The richest ten per cent of New Zealanders are wealthier than the rest of the population combined as the gap between rich and poor continues to widen.

Oxfam New Zealand’s Executive Director Rachael Le Mesurier said the numbers are a staggering illustration that the wealth gap in New Zealand is stark and mirrors a global trend that needs to be addressed by governments in New Zealand, and around the world, in order to win the fight against poverty.

“Extreme wealth inequality is deeply worrying. Our nation is becoming more divided, with an elite who are seeing their bank balances go up, whilst hundreds of thousands of New Zealanders struggle to make ends meet,” said Le Mesurier.

Figures for the top one per cent are even more striking. According to the most recent data, taken from the 2013 Credit Suisse Global Wealth Databook, 44,000 Kiwis – who could comfortably fit into Eden Park with thousands of empty seats to spare – hold more wealth than three million New Zealanders. Put differently, this lists the share of wealth owned by the top one per cent of Kiwis as 25.1 per cent, meaning they control more than the bottom 70 per cent of the population.

New Zealand’s wealthiest individual, Graeme Hart, is ranked number 200 on the Forbes list of the world’s billionaires, with US$7 billion.
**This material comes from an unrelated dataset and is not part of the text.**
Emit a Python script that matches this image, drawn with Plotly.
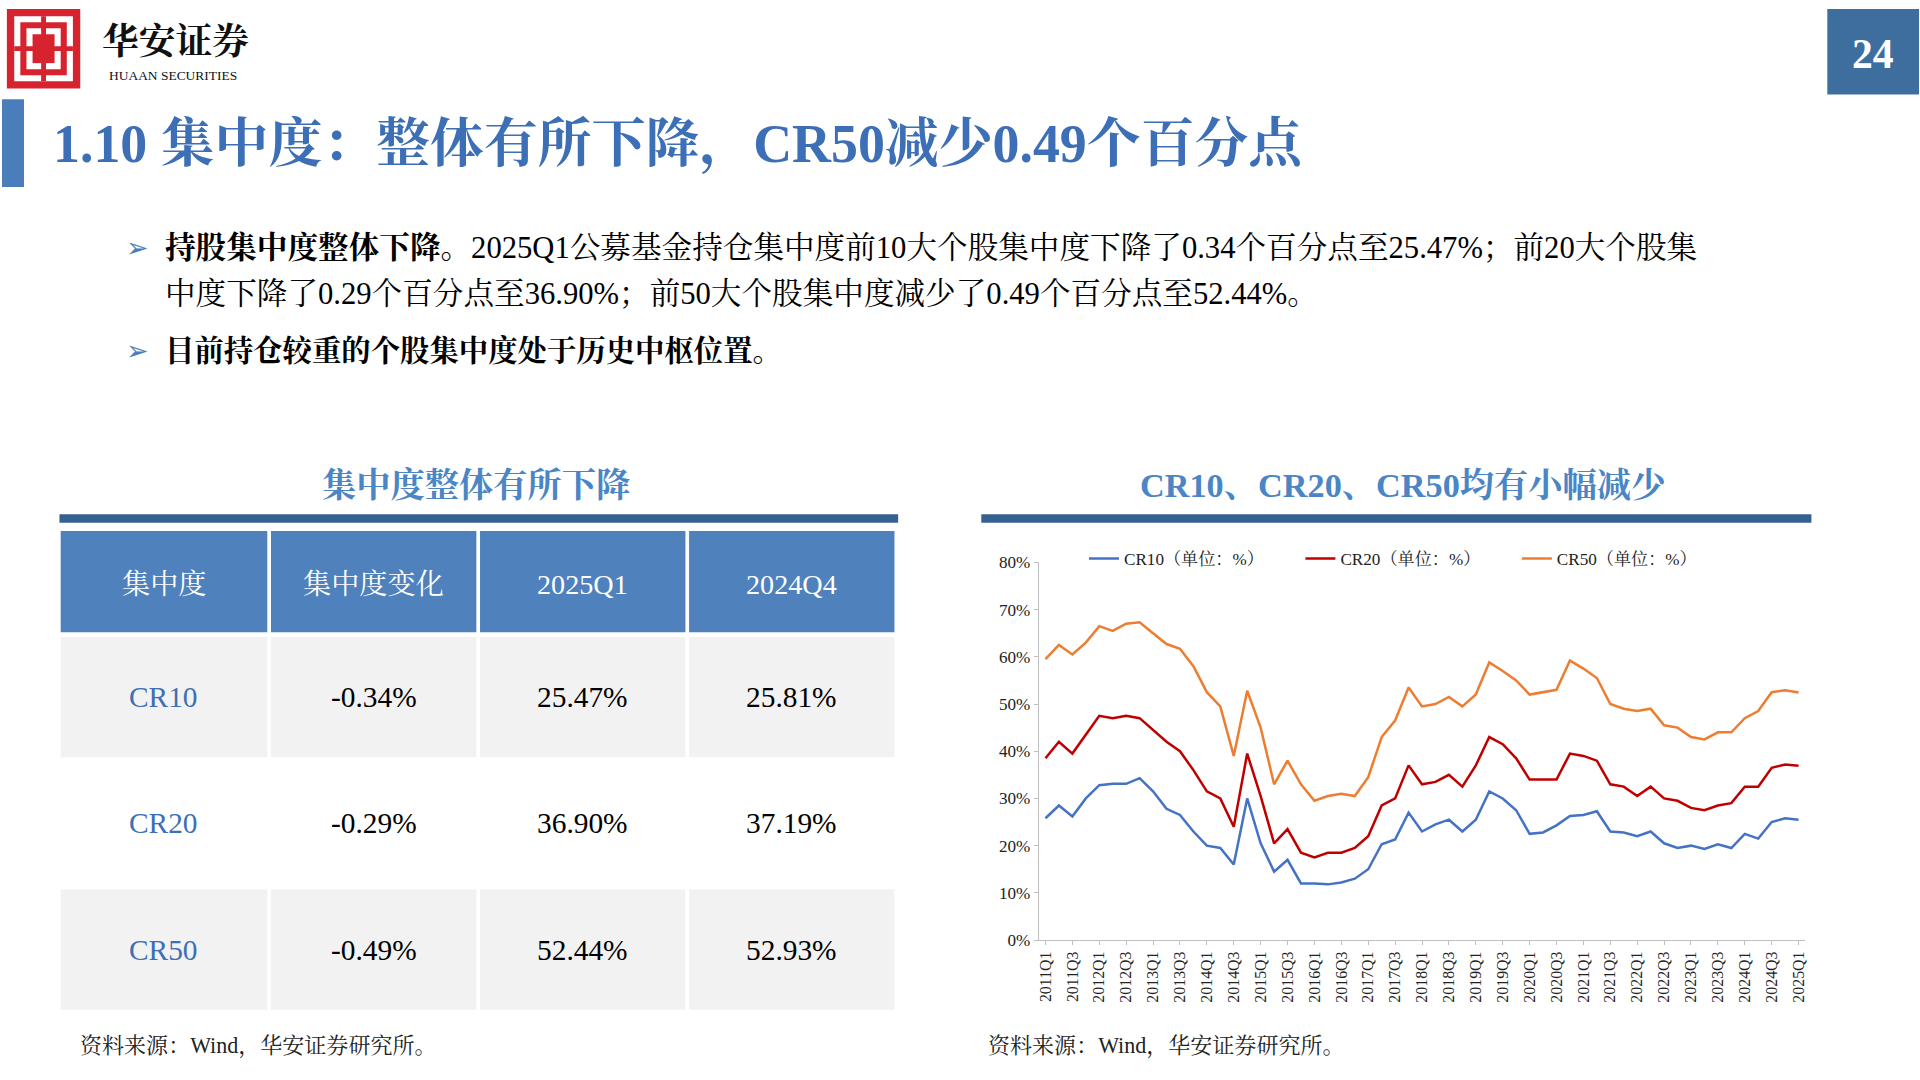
import plotly.graph_objects as go

# ---- data ----
years = list(range(2011, 2025))
quarters = [f"{y}Q{q}" for y in years for q in (1, 2, 3, 4)] + ["2025Q1"]

cr10 = [25.8, 28.5, 26.2, 30.0, 32.8, 33.1, 33.1, 34.3, 31.5, 27.8, 26.5, 23.0,
        20.0, 19.5, 16.0, 30.0, 20.5, 14.5, 17.0, 12.0, 12.0, 11.8, 12.2, 13.0,
        15.0, 20.3, 21.3, 27.0, 23.0, 24.5, 25.5, 23.0, 25.5, 31.5, 30.0, 27.5,
        22.5, 22.8, 24.3, 26.3, 26.5, 27.3, 23.0, 22.8, 22.0, 23.0, 20.5, 19.5,
        20.0, 19.3, 20.3, 19.5, 22.5, 21.5, 25.0, 25.81, 25.47]
cr20 = [38.5, 42.0, 39.5, 43.5, 47.5, 47.0, 47.5, 47.0, 44.5, 42.0, 40.0, 36.0,
        31.5, 30.0, 24.0, 39.5, 30.5, 20.5, 23.5, 18.5, 17.5, 18.5, 18.5, 19.5,
        22.0, 28.5, 30.0, 37.0, 33.0, 33.5, 35.0, 32.5, 37.0, 43.0, 41.5, 38.5,
        34.0, 34.0, 34.0, 39.5, 39.0, 38.0, 33.0, 32.5, 30.5, 32.5, 30.0, 29.5,
        28.0, 27.5, 28.5, 29.0, 32.5, 32.5, 36.5, 37.19, 36.90]
cr50 = [59.5, 62.5, 60.5, 63.0, 66.5, 65.5, 67.0, 67.3, 65.0, 62.7, 61.7, 58.0,
        52.5, 49.5, 39.0, 52.8, 45.0, 33.0, 38.0, 33.0, 29.5, 30.5, 31.0, 30.5,
        34.5, 43.0, 46.5, 53.5, 49.5, 50.0, 51.5, 49.5, 52.0, 58.8, 57.0, 55.0,
        52.0, 52.5, 53.0, 59.2, 57.5, 55.5, 50.0, 49.0, 48.5, 49.0, 45.5, 45.0,
        43.0, 42.5, 44.0, 44.0, 47.0, 48.5, 52.5, 52.93, 52.44]

table_header = ["集中度", "集中度变化", "2025Q1", "2024Q4"]
table_rows = [["CR10", "-0.34%", "25.47%", "25.81%"],
              ["CR20", "-0.29%", "36.90%", "37.19%"],
              ["CR50", "-0.49%", "52.44%", "52.93%"]]

# ---- layout helpers (reference drawn at 1568x882) ----
W, H = 1568, 882
S = 1920 / W
FONT = "Liberation Serif, Noto Serif CJK SC, Noto Sans CJK SC"
def px(x): return x / W
def py(y): return 1 - y / H

shapes, ann = [], []
def rect(x0, y0, x1, y1, color):
    shapes.append(dict(type="rect", xref="paper", yref="paper", x0=px(x0), x1=px(x1),
                       y0=py(y1), y1=py(y0), fillcolor=color, line=dict(width=0), layer="below"))
def text(x, y, s, size, color="#000", xa="center", bold=False):
    ann.append(dict(xref="paper", yref="paper", x=px(x), y=py(y), text=f"<b>{s}</b>" if bold else s,
                    showarrow=False, xanchor=xa, yanchor="middle",
                    font=dict(family=FONT, size=size * S, color=color)))

fig = go.Figure()
fig.add_trace(go.Scatter(x=quarters, y=cr10, mode="lines", name="CR10（单位：%）",
                         line=dict(color="#4472C4", width=2.5)))
fig.add_trace(go.Scatter(x=quarters, y=cr20, mode="lines", name="CR20（单位：%）",
                         line=dict(color="#C00000", width=2.5)))
fig.add_trace(go.Scatter(x=quarters, y=cr50, mode="lines", name="CR50（单位：%）",
                         line=dict(color="#ED7D31", width=2.5)))

# header decoration
rect(4, 0, 64, 66, "#D7232E")
rect(10, 6, 58, 60, "#FFFFFF")
rect(15, 11, 53, 55, "#D7232E")
rect(20, 16, 48, 50, "#FFFFFF")
rect(25, 21, 43, 45, "#D7232E")
rect(32, 6, 36, 60, "#D7232E")
rect(10, 31, 58, 35, "#D7232E")
text(80, 27, "华安证券", 30, "#111", xa="left", bold=True)
text(86, 55, "HUAAN SECURITIES", 11, "#111", xa="left")
rect(1493, 0, 1568, 71, "#3E6E9E")
text(1530, 37, "24", 34, "#FFFFFF", bold=True)
rect(0, 75, 18, 148, "#4A7EBB")
text(40, 112, "1.10 集中度：整体有所下降，CR50减少0.49个百分点", 44, "#3D6FB6", xa="left", bold=True)

text(100, 199, "➢", 22, "#4A7EBB", xa="left")
text(132, 199, "<b>持股集中度整体下降。</b>2025Q1公募基金持仓集中度前10大个股集中度下降了0.34个百分点至25.47%；前20大个股集",
     25, xa="left")
text(132, 237, "中度下降了0.29个百分点至36.90%；前50大个股集中度减少了0.49个百分点至52.44%。", 25, xa="left")
text(100, 284, "➢", 22, "#4A7EBB", xa="left")
text(132, 284, "目前持仓较重的个股集中度处于历史中枢位置。", 24, xa="left", bold=True)

# section titles
text(388, 396, "集中度整体有所下降", 28, "#4A86C5", bold=True)
rect(47, 420, 733, 427, "#366092")
text(1147, 396, "CR10、CR20、CR50均有小幅减少", 28, "#4A86C5", bold=True)
rect(801, 420, 1480, 427, "#366092")

# table
cols = [(48, 217), (220, 388), (391, 559), (562, 730)]
rows = [(522, 622), (627, 727), (732, 832)]
for (x0, x1), h in zip(cols, table_header):
    rect(x0, 434, x1, 518, "#4F81BD")
    text((x0 + x1) / 2, 478, h, 23, "#FFFFFF")
for r, ((y0, y1), row) in enumerate(zip(rows, table_rows)):
    for c, ((x0, x1), v) in enumerate(zip(cols, row)):
        if r != 1:
            rect(x0, y0, x1, y1, "#F2F2F2")
        text((x0 + x1) / 2, (y0 + y1) / 2, v, 24,
             "#3D6FB6" if c == 0 else "#000", bold=False)

text(62, 862, "资料来源：Wind，华安证券研究所。", 18, "#222", xa="left")
text(805, 862, "资料来源：Wind，华安证券研究所。", 18, "#222", xa="left")

fig.update_layout(
    width=1920, height=1080, margin=dict(l=0, r=0, t=0, b=0),
    paper_bgcolor="white", plot_bgcolor="white",
    shapes=shapes, annotations=ann,
    font=dict(family=FONT, color="#222"),
    showlegend=True,
    legend=dict(orientation="h", x=px(885), y=py(457), xanchor="left", yanchor="middle",
                font=dict(family=FONT, size=14 * S), entrywidth=140 * S,
                bgcolor="rgba(0,0,0,0)"),
    xaxis=dict(domain=[px(848), px(1475)], type="category", tickangle=-90,
               tickvals=quarters[::2], ticktext=quarters[::2],
               showline=True, linecolor="#BFBFBF", ticks="outside", tickcolor="#BFBFBF",
               ticklen=4, showgrid=False, tickfont=dict(family=FONT, size=13 * S, color="#222"),
               range=[-0.5, len(quarters) - 0.5]),
    yaxis=dict(domain=[py(774), py(460)], range=[0, 80], dtick=10, ticksuffix="%",
               showline=True, linecolor="#BFBFBF", ticks="outside", tickcolor="#BFBFBF",
               ticklen=4, showgrid=False, zeroline=False,
               tickfont=dict(family=FONT, size=14 * S, color="#222")),
)

fig.write_html("out.html", config={"displayModeBar": False},
               post_script="document.body.style.margin='0';")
That makes his net worth more than the bottom 30 per cent of New Zealanders, or 1.3 million people.

The news comes ahead of the G20 meeting of Deputy Finance Ministers and Central Bank Governors in Melbourne this weekend, which New Zealand will join at the invitation of Australia, the chair for 2014. Last year the G20 countries endorsed a plan to crack down on multinational corporate tax dodging by taking, “the necessary individual and collective action.”

Le Mesurier said, “Our government says it is significant New Zealand has access to these meetings and praised the G20 as a key vehicle for tackling the world’s economic challenges. Have we taken the necessary individual steps to stop corporate tax dodging in our country and are we well-placed to contribute to this urgent collective action in Melbourne? It’s a fair question.”

In January Oxfam released a landmark report showing half of the world’s population – 3.5 billion – own the same wealth as the 85 richest people. By March the number dropped to only 66 people. Oxfam’s report warned that inequality is creating a vicious circle where wealth concentrated in the hands of a few is used to buy political influence and rig the rules in favour of a small elite. This year US President Barack Obama, the World Economic Forum, the OECD, the Pope, and the heads of the IMF, the World Bank and the UN have all called for action to address inequality, recognising it as bad for growth and the driver of serious social ills.

Child poverty is emerging as a major New Zealand election issue. A new book by Jonathan Boston and Simon Chapple, Child Poverty in New Zealand, explores the nature of the problem and the solutions, while all political parties are touting their strategies for reducing it.

“Extreme inequality is a sign of economic failure. New Zealand can and must do better. It’s time for our leaders to move past the rhetoric,” said Le Mesurier.

“By concentrating wealth and power in the hands of the few, inequality robs the poorest people of the support they need to improve their lives, and means that their voices go unheard. If the global community fails to curb widening inequality, we can expect more economic and social problems.”